Copyright Carole Bethuel

Mal nous en a pris, tant Juliette au printemps rappelle joliment Aurore autant dans son ton (entre humour, fantaisie et émotion) que dans sa structure ramifiée - de véritables instantanés de vie - et ses thématiques (la maternité, la sexualité, le désir), magnifique et bienveillant récit choral qui aligne les personnages gentiment décalés (tous ayant ses propres et douces bizarreries) comme autant de fils d'un beau canevas familial et cathartique, à la fois coloré et sincèrement attachant.

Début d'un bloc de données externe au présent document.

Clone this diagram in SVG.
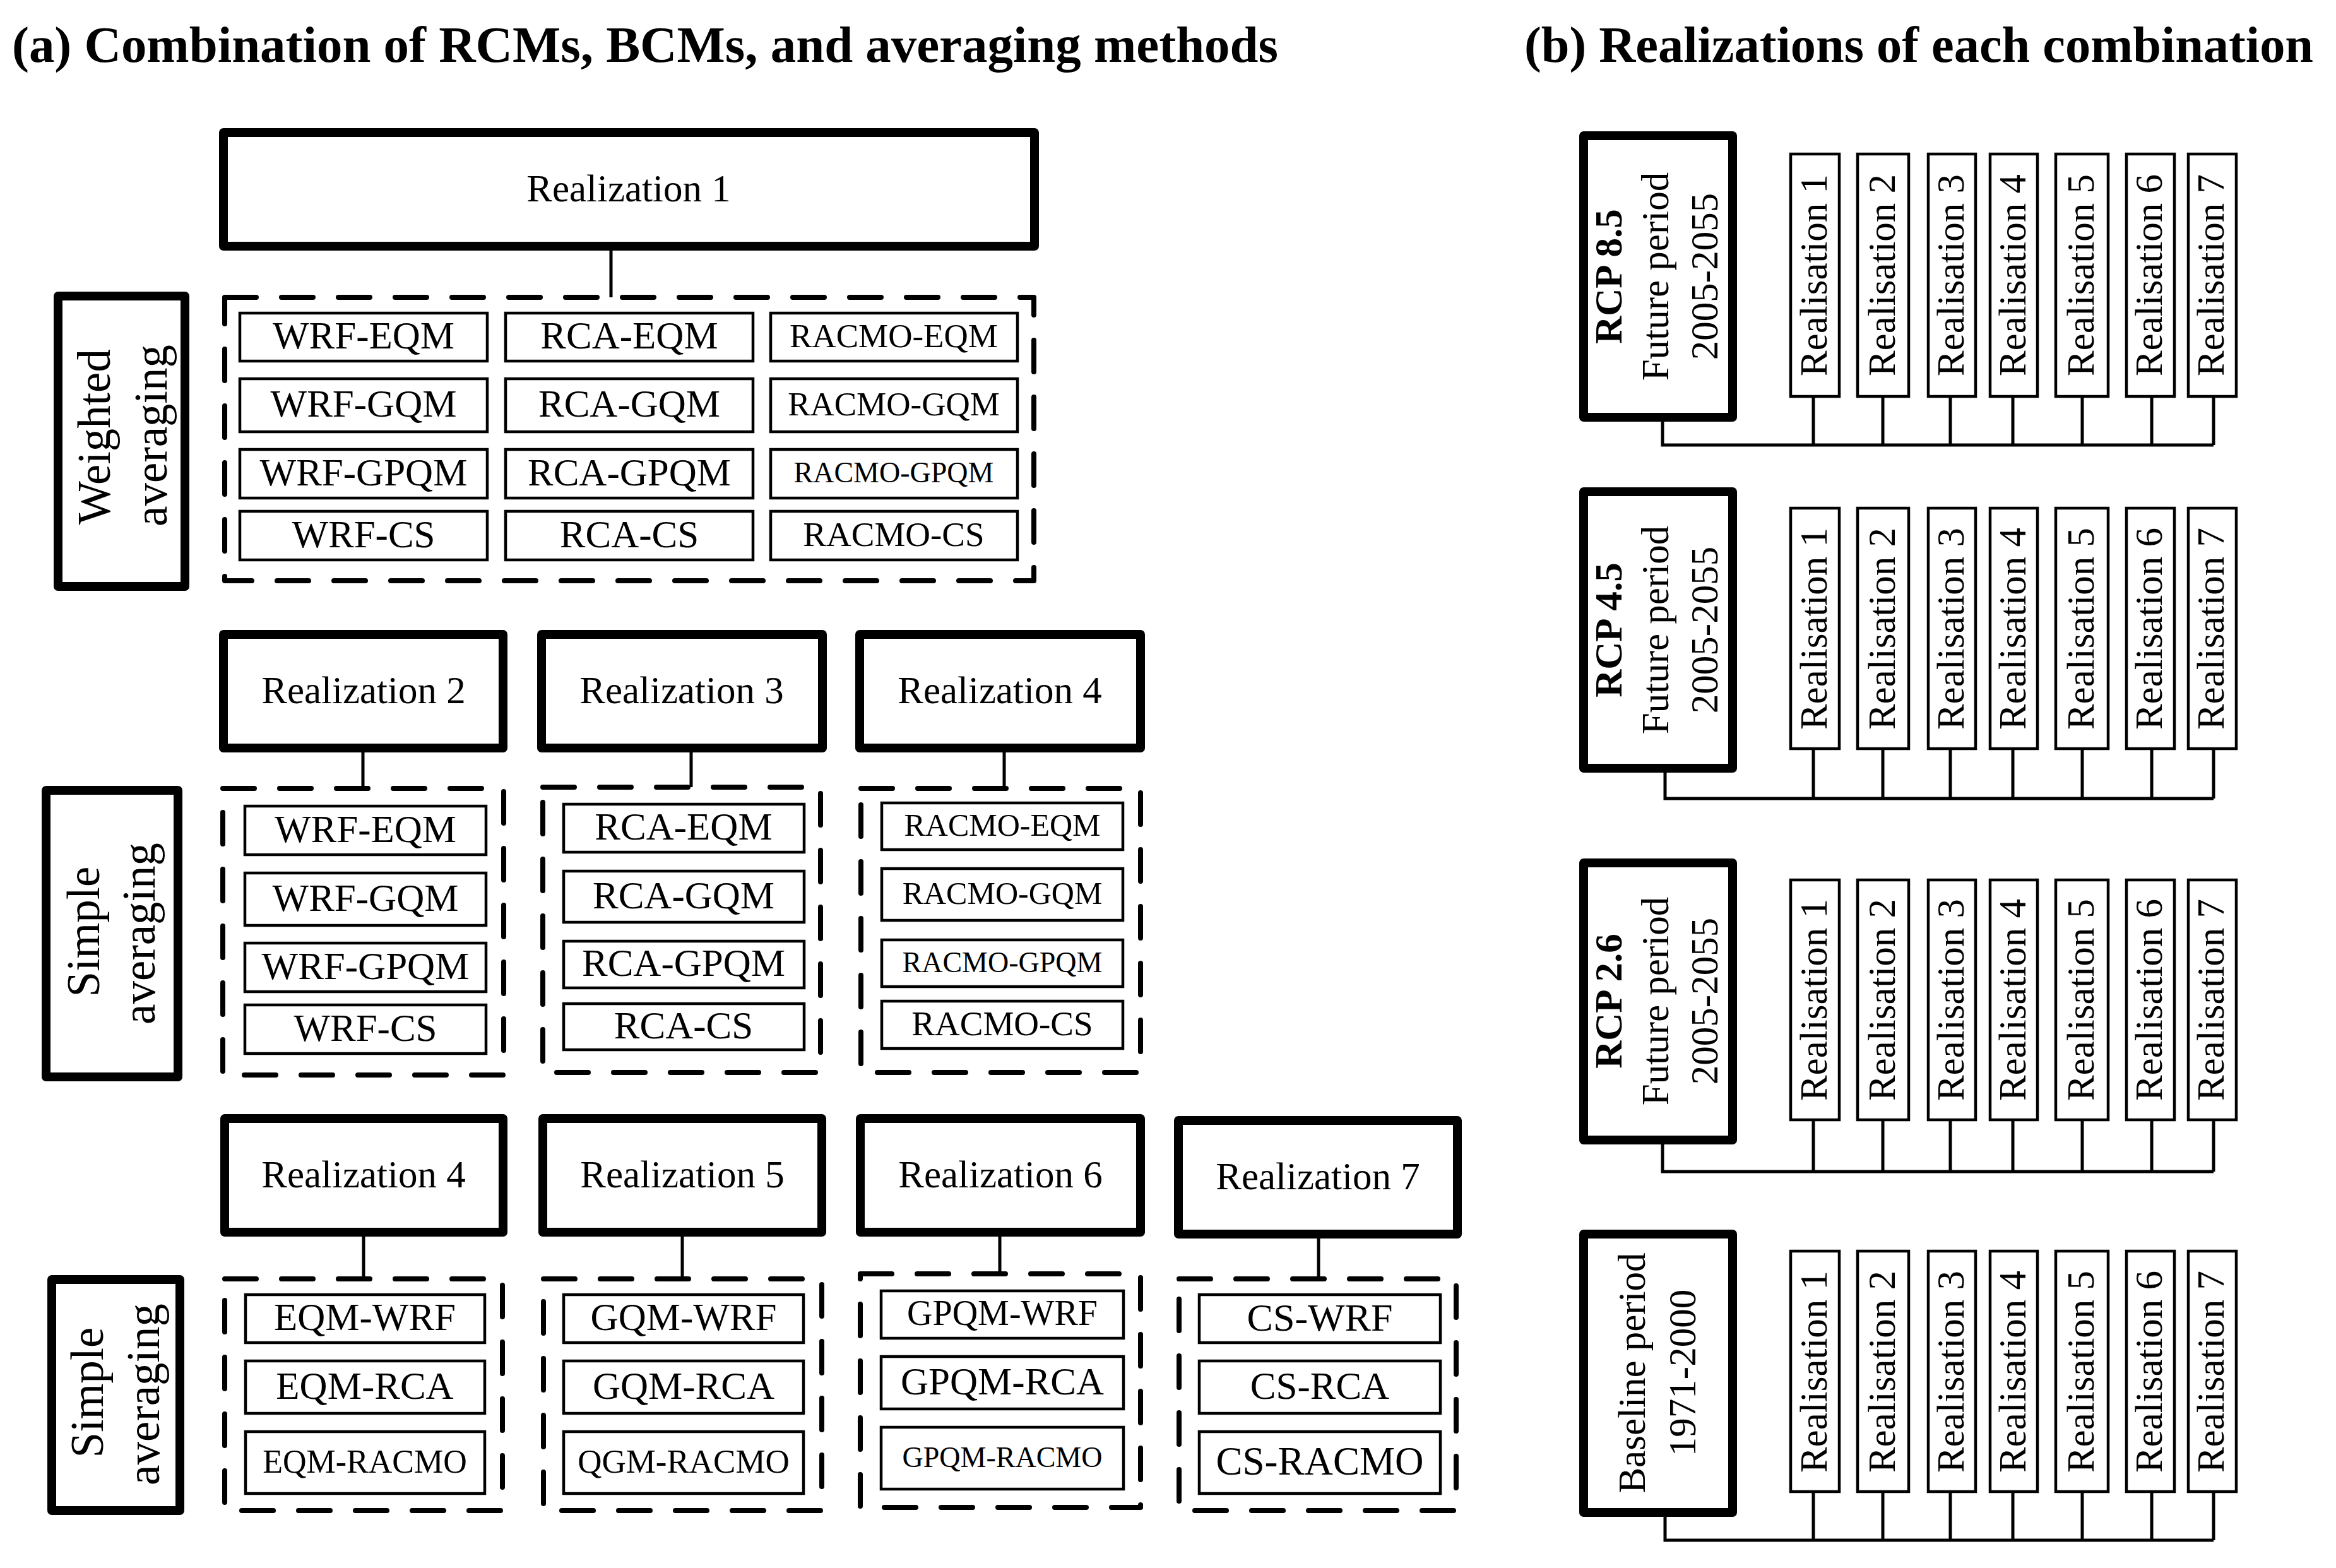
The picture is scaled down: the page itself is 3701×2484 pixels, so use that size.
<svg xmlns="http://www.w3.org/2000/svg" width="3701" height="2484" viewBox="0 0 3701 2484">
<style>
.thick{fill:#fff;stroke:#000;stroke-width:14;stroke-linejoin:round}
.dash{fill:none;stroke:#000;stroke-width:8;stroke-dasharray:50 40;stroke-linecap:round;stroke-linejoin:round}
.item{fill:#fff;stroke:#000;stroke-width:4.5}
.conn{fill:none;stroke:#000;stroke-width:5}
text{font-family:"Liberation Serif","Times New Roman",serif;fill:#000;text-anchor:middle}
.title{font-size:80px;font-weight:bold;text-anchor:start}
.f61{font-size:61px}
.side{font-size:73px}
.b{font-weight:bold}
</style>
<rect width="3701" height="2484" fill="#fff"/>
<text class="title" x="19" y="98" textLength="2006" lengthAdjust="spacingAndGlyphs">(a) Combination of RCMs, BCMs, and averaging methods</text>
<text class="title" x="2415" y="98" textLength="1250" lengthAdjust="spacingAndGlyphs">(b) Realizations of each combination</text>

<g id="connectors">
<path class="conn" d="M968 397V471M575 1192V1249M1095 1192V1247M1591 1192V1249M576 1959V2026M1081 1959V2026M1584 1959V2018M2089 1962V2026"/>
<path class="conn" d="M2634 668V705H3507M2873 628V705M2983 628V705M3090 628V705M3189 628V705M3299 628V705M3409 628V705M3507 628V705"/>
<path class="conn" d="M2638 1224V1265H3507M2873 1186V1265M2983 1186V1265M3090 1186V1265M3189 1186V1265M3299 1186V1265M3409 1186V1265M3507 1186V1265"/>
<path class="conn" d="M2634 1813V1856H3507M2873 1774V1856M2983 1774V1856M3090 1774V1856M3189 1774V1856M3299 1774V1856M3409 1774V1856M3507 1774V1856"/>
<path class="conn" d="M2638 2403V2440H3507M2873 2363V2440M2983 2363V2440M3090 2363V2440M3189 2363V2440M3299 2363V2440M3409 2363V2440M3507 2363V2440"/>
</g>

<!-- Row 1 -->
<g id="real1"><rect class="thick" x="354" y="210" width="1285" height="180"/><text class="f61" x="996" y="319">Realization 1</text></g>
<g id="weighted"><rect class="thick" x="92" y="469" width="201" height="460"/>
<text class="side" transform="translate(174,692) rotate(-90)">Weighted</text>
<text class="side" transform="translate(264,690) rotate(-90)">averaging</text></g>
<g id="group1"><rect class="dash" x="356" y="471" width="1282" height="449"/>
<rect class="item" x="380" y="496" width="392" height="76"/><text class="f61" x="576" y="552">WRF-EQM</text>
<rect class="item" x="801" y="496" width="392" height="76"/><text class="f61" x="997" y="552">RCA-EQM</text>
<rect class="item" x="1221" y="496" width="391" height="76"/><text x="1416" y="550" font-size="53">RACMO-EQM</text>
<rect class="item" x="380" y="600" width="392" height="84"/><text class="f61" x="576" y="660">WRF-GQM</text>
<rect class="item" x="801" y="600" width="392" height="84"/><text class="f61" x="997" y="660">RCA-GQM</text>
<rect class="item" x="1221" y="600" width="391" height="84"/><text x="1416" y="658" font-size="53">RACMO-GQM</text>
<rect class="item" x="380" y="712" width="392" height="77"/><text class="f61" x="576" y="769">WRF-GPQM</text>
<rect class="item" x="801" y="712" width="392" height="77"/><text class="f61" x="997" y="769">RCA-GPQM</text>
<rect class="item" x="1221" y="712" width="391" height="77"/><text x="1416" y="764" font-size="46">RACMO-GPQM</text>
<rect class="item" x="380" y="810" width="392" height="77"/><text class="f61" x="576" y="867">WRF-CS</text>
<rect class="item" x="801" y="810" width="392" height="77"/><text class="f61" x="997" y="867">RCA-CS</text>
<rect class="item" x="1221" y="810" width="391" height="77"/><text x="1416" y="865" font-size="55">RACMO-CS</text>
</g>

<!-- Row 2 -->
<g id="real2"><rect class="thick" x="354" y="1005" width="443" height="180"/><text class="f61" x="576" y="1114">Realization 2</text></g>
<g id="real3"><rect class="thick" x="858" y="1005" width="445" height="180"/><text class="f61" x="1080" y="1114">Realization 3</text></g>
<g id="real4a"><rect class="thick" x="1362" y="1005" width="445" height="180"/><text class="f61" x="1584" y="1114">Realization 4</text></g>
<g id="simple1"><rect class="thick" x="73" y="1252" width="209" height="454"/>
<text class="side" transform="translate(157,1476) rotate(-90)">Simple</text>
<text class="side" transform="translate(245,1479) rotate(-90)">averaging</text></g>
<g id="group2"><rect class="dash" x="353" y="1249" width="445" height="454"/>
<rect class="item" x="388" y="1277" width="382" height="77"/><text class="f61" x="579" y="1334">WRF-EQM</text>
<rect class="item" x="388" y="1383" width="382" height="83"/><text class="f61" x="579" y="1443">WRF-GQM</text>
<rect class="item" x="388" y="1494" width="382" height="77"/><text class="f61" x="579" y="1551">WRF-GPQM</text>
<rect class="item" x="388" y="1592" width="382" height="77"/><text class="f61" x="579" y="1649">WRF-CS</text>
</g>
<g id="group3"><rect class="dash" x="860" y="1247" width="440" height="452"/>
<rect class="item" x="893" y="1274" width="381" height="76"/><text class="f61" x="1083" y="1330">RCA-EQM</text>
<rect class="item" x="893" y="1380" width="381" height="81"/><text class="f61" x="1083" y="1439">RCA-GQM</text>
<rect class="item" x="893" y="1491" width="381" height="74"/><text class="f61" x="1083" y="1546">RCA-GPQM</text>
<rect class="item" x="893" y="1590" width="381" height="73"/><text class="f61" x="1083" y="1645">RCA-CS</text>
</g>
<g id="group4"><rect class="dash" x="1364" y="1249" width="443" height="450"/>
<rect class="item" x="1397" y="1272" width="382" height="74"/><text x="1588" y="1324" font-size="50">RACMO-EQM</text>
<rect class="item" x="1397" y="1376" width="382" height="82"/><text x="1588" y="1432" font-size="50">RACMO-GQM</text>
<rect class="item" x="1397" y="1489" width="382" height="74"/><text x="1588" y="1540" font-size="46">RACMO-GPQM</text>
<rect class="item" x="1397" y="1586" width="382" height="75"/><text x="1588" y="1640" font-size="55">RACMO-CS</text>
</g>

<!-- Row 3 -->
<g id="real4b"><rect class="thick" x="356" y="1772" width="441" height="180"/><text class="f61" x="576" y="1881">Realization 4</text></g>
<g id="real5"><rect class="thick" x="860" y="1772" width="442" height="180"/><text class="f61" x="1081" y="1881">Realization 5</text></g>
<g id="real6"><rect class="thick" x="1363" y="1772" width="444" height="180"/><text class="f61" x="1585" y="1881">Realization 6</text></g>
<g id="real7"><rect class="thick" x="1867" y="1775" width="442" height="180"/><text class="f61" x="2088" y="1884">Realization 7</text></g>
<g id="simple2"><rect class="thick" x="82" y="2027" width="203" height="366"/>
<text class="side" transform="translate(163,2206) rotate(-90)">Simple</text>
<text class="side" transform="translate(252,2209) rotate(-90)">averaging</text></g>
<g id="group5"><rect class="dash" x="356" y="2026" width="440" height="367"/>
<rect class="item" x="389" y="2051" width="379" height="76"/><text class="f61" x="578" y="2107">EQM-WRF</text>
<rect class="item" x="389" y="2156" width="379" height="83"/><text class="f61" x="578" y="2216">EQM-RCA</text>
<rect class="item" x="389" y="2268" width="379" height="98"/><text x="578" y="2333" font-size="52">EQM-RACMO</text>
</g>
<g id="group6"><rect class="dash" x="861" y="2026" width="441" height="367"/>
<rect class="item" x="893" y="2051" width="380" height="76"/><text class="f61" x="1083" y="2107">GQM-WRF</text>
<rect class="item" x="893" y="2156" width="380" height="83"/><text class="f61" x="1083" y="2216">GQM-RCA</text>
<rect class="item" x="893" y="2268" width="380" height="98"/><text x="1083" y="2333" font-size="53">QGM-RACMO</text>
</g>
<g id="group7"><rect class="dash" x="1363" y="2018" width="444" height="370"/>
<rect class="item" x="1396" y="2045" width="384" height="75"/><text x="1588" y="2099" font-size="56">GPQM-WRF</text>
<rect class="item" x="1396" y="2149" width="384" height="83"/><text class="f61" x="1588" y="2209">GPQM-RCA</text>
<rect class="item" x="1396" y="2261" width="384" height="98"/><text x="1588" y="2324" font-size="46">GPQM-RACMO</text>
</g>
<g id="group8"><rect class="dash" x="1868" y="2026" width="439" height="367"/>
<rect class="item" x="1900" y="2051" width="382" height="76"/><text x="2091" y="2108" font-size="62">CS-WRF</text>
<rect class="item" x="1900" y="2156" width="382" height="83"/><text class="f61" x="2091" y="2216">CS-RCA</text>
<rect class="item" x="1900" y="2268" width="382" height="98"/><text x="2091" y="2336" font-size="63">CS-RACMO</text>
</g>

<!-- Panel b -->
<g id="rcp85"><rect class="thick" x="2509" y="215" width="236" height="446"/>
<text class="f61 b" transform="translate(2569,438) rotate(-90)">RCP 8.5</text>
<text class="f61" transform="translate(2643,438) rotate(-90)">Future period</text>
<text class="f61" transform="translate(2721,438) rotate(-90)">2005-2055</text></g>
<g id="rcp85-real">
<rect class="item" x="2837" y="244" width="77" height="384"/><text class="f61" transform="translate(2894,436) rotate(-90)">Realisation 1</text>
<rect class="item" x="2943" y="244" width="81" height="384"/><text class="f61" transform="translate(3002,436) rotate(-90)">Realisation 2</text>
<rect class="item" x="3055" y="244" width="75" height="384"/><text class="f61" transform="translate(3111,436) rotate(-90)">Realisation 3</text>
<rect class="item" x="3153" y="244" width="75" height="384"/><text class="f61" transform="translate(3209,436) rotate(-90)">Realisation 4</text>
<rect class="item" x="3257" y="244" width="83" height="384"/><text class="f61" transform="translate(3317,436) rotate(-90)">Realisation 5</text>
<rect class="item" x="3369" y="244" width="76" height="384"/><text class="f61" transform="translate(3425,436) rotate(-90)">Realisation 6</text>
<rect class="item" x="3467" y="244" width="76" height="384"/><text class="f61" transform="translate(3523,436) rotate(-90)">Realisation 7</text>
</g>

<g id="rcp45"><rect class="thick" x="2509" y="779" width="236" height="438"/>
<text class="f61 b" transform="translate(2569,998) rotate(-90)">RCP 4.5</text>
<text class="f61" transform="translate(2643,998) rotate(-90)">Future period</text>
<text class="f61" transform="translate(2721,998) rotate(-90)">2005-2055</text></g>
<g id="rcp45-real">
<rect class="item" x="2837" y="805" width="77" height="381"/><text class="f61" transform="translate(2894,996) rotate(-90)">Realisation 1</text>
<rect class="item" x="2943" y="805" width="81" height="381"/><text class="f61" transform="translate(3002,996) rotate(-90)">Realisation 2</text>
<rect class="item" x="3055" y="805" width="75" height="381"/><text class="f61" transform="translate(3111,996) rotate(-90)">Realisation 3</text>
<rect class="item" x="3153" y="805" width="75" height="381"/><text class="f61" transform="translate(3209,996) rotate(-90)">Realisation 4</text>
<rect class="item" x="3257" y="805" width="83" height="381"/><text class="f61" transform="translate(3317,996) rotate(-90)">Realisation 5</text>
<rect class="item" x="3369" y="805" width="76" height="381"/><text class="f61" transform="translate(3425,996) rotate(-90)">Realisation 6</text>
<rect class="item" x="3467" y="805" width="76" height="381"/><text class="f61" transform="translate(3523,996) rotate(-90)">Realisation 7</text>
</g>

<g id="rcp26"><rect class="thick" x="2509" y="1367" width="236" height="439"/>
<text class="f61 b" transform="translate(2569,1586) rotate(-90)">RCP 2.6</text>
<text class="f61" transform="translate(2643,1586) rotate(-90)">Future period</text>
<text class="f61" transform="translate(2721,1586) rotate(-90)">2005-2055</text></g>
<g id="rcp26-real">
<rect class="item" x="2837" y="1394" width="77" height="380"/><text class="f61" transform="translate(2894,1584) rotate(-90)">Realisation 1</text>
<rect class="item" x="2943" y="1394" width="81" height="380"/><text class="f61" transform="translate(3002,1584) rotate(-90)">Realisation 2</text>
<rect class="item" x="3055" y="1394" width="75" height="380"/><text class="f61" transform="translate(3111,1584) rotate(-90)">Realisation 3</text>
<rect class="item" x="3153" y="1394" width="75" height="380"/><text class="f61" transform="translate(3209,1584) rotate(-90)">Realisation 4</text>
<rect class="item" x="3257" y="1394" width="83" height="380"/><text class="f61" transform="translate(3317,1584) rotate(-90)">Realisation 5</text>
<rect class="item" x="3369" y="1394" width="76" height="380"/><text class="f61" transform="translate(3425,1584) rotate(-90)">Realisation 6</text>
<rect class="item" x="3467" y="1394" width="76" height="380"/><text class="f61" transform="translate(3523,1584) rotate(-90)">Realisation 7</text>
</g>

<g id="baseline"><rect class="thick" x="2509" y="1955" width="236" height="441"/>
<text class="f61" transform="translate(2606,2175) rotate(-90)">Baseline period</text>
<text class="f61" transform="translate(2686,2175) rotate(-90)">1971-2000</text></g>
<g id="baseline-real">
<rect class="item" x="2837" y="1982" width="77" height="381"/><text class="f61" transform="translate(2894,2173) rotate(-90)">Realisation 1</text>
<rect class="item" x="2943" y="1982" width="81" height="381"/><text class="f61" transform="translate(3002,2173) rotate(-90)">Realisation 2</text>
<rect class="item" x="3055" y="1982" width="75" height="381"/><text class="f61" transform="translate(3111,2173) rotate(-90)">Realisation 3</text>
<rect class="item" x="3153" y="1982" width="75" height="381"/><text class="f61" transform="translate(3209,2173) rotate(-90)">Realisation 4</text>
<rect class="item" x="3257" y="1982" width="83" height="381"/><text class="f61" transform="translate(3317,2173) rotate(-90)">Realisation 5</text>
<rect class="item" x="3369" y="1982" width="76" height="381"/><text class="f61" transform="translate(3425,2173) rotate(-90)">Realisation 6</text>
<rect class="item" x="3467" y="1982" width="76" height="381"/><text class="f61" transform="translate(3523,2173) rotate(-90)">Realisation 7</text>
</g>
</svg>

Tragi-comédie burlesque et bouleversante aussi gentiment décalée qu'elle ne sacrifie jamais sa légèreté ni ses rires sur l'autel de la profondeur (après le divorce, la ménopause et l'avortement, c'est cette fois la dépression et l'incommunicabilité qui est au cœur de sa narration), le film célèbre la solidarité comme la folie absurde du quotidien avec une empathie toujours aussi charmante, à travers les atermoiements d'une jeune illustratrice de livres pour enfants en pleine dépression (Izïa Higelin, clairement dans son plus beau rôle), engoncée dans un passé et un traumatisme qui la rongent, qui va profiter d'un petit retour en terres familiales pour guérir même si elle n'a, pendant un temps, pas réellement conscience du mal qui l'assaille.

Copyright Carole Bethuel

Portrait de femme complexe tout autant que comédie familiale dramatico-tendre qui n'a jamais peur de ses oripeaux gentiment loufoque, à la distribution aussi affûtée que la caméra de la cinéaste se fait complice, Juliette au printemps est un petit bonheur de séance douce-amère et généreuse qui ne renouvelle pas la popote du film choral bien de chez nous, mais qui se déguste clairement sans faim.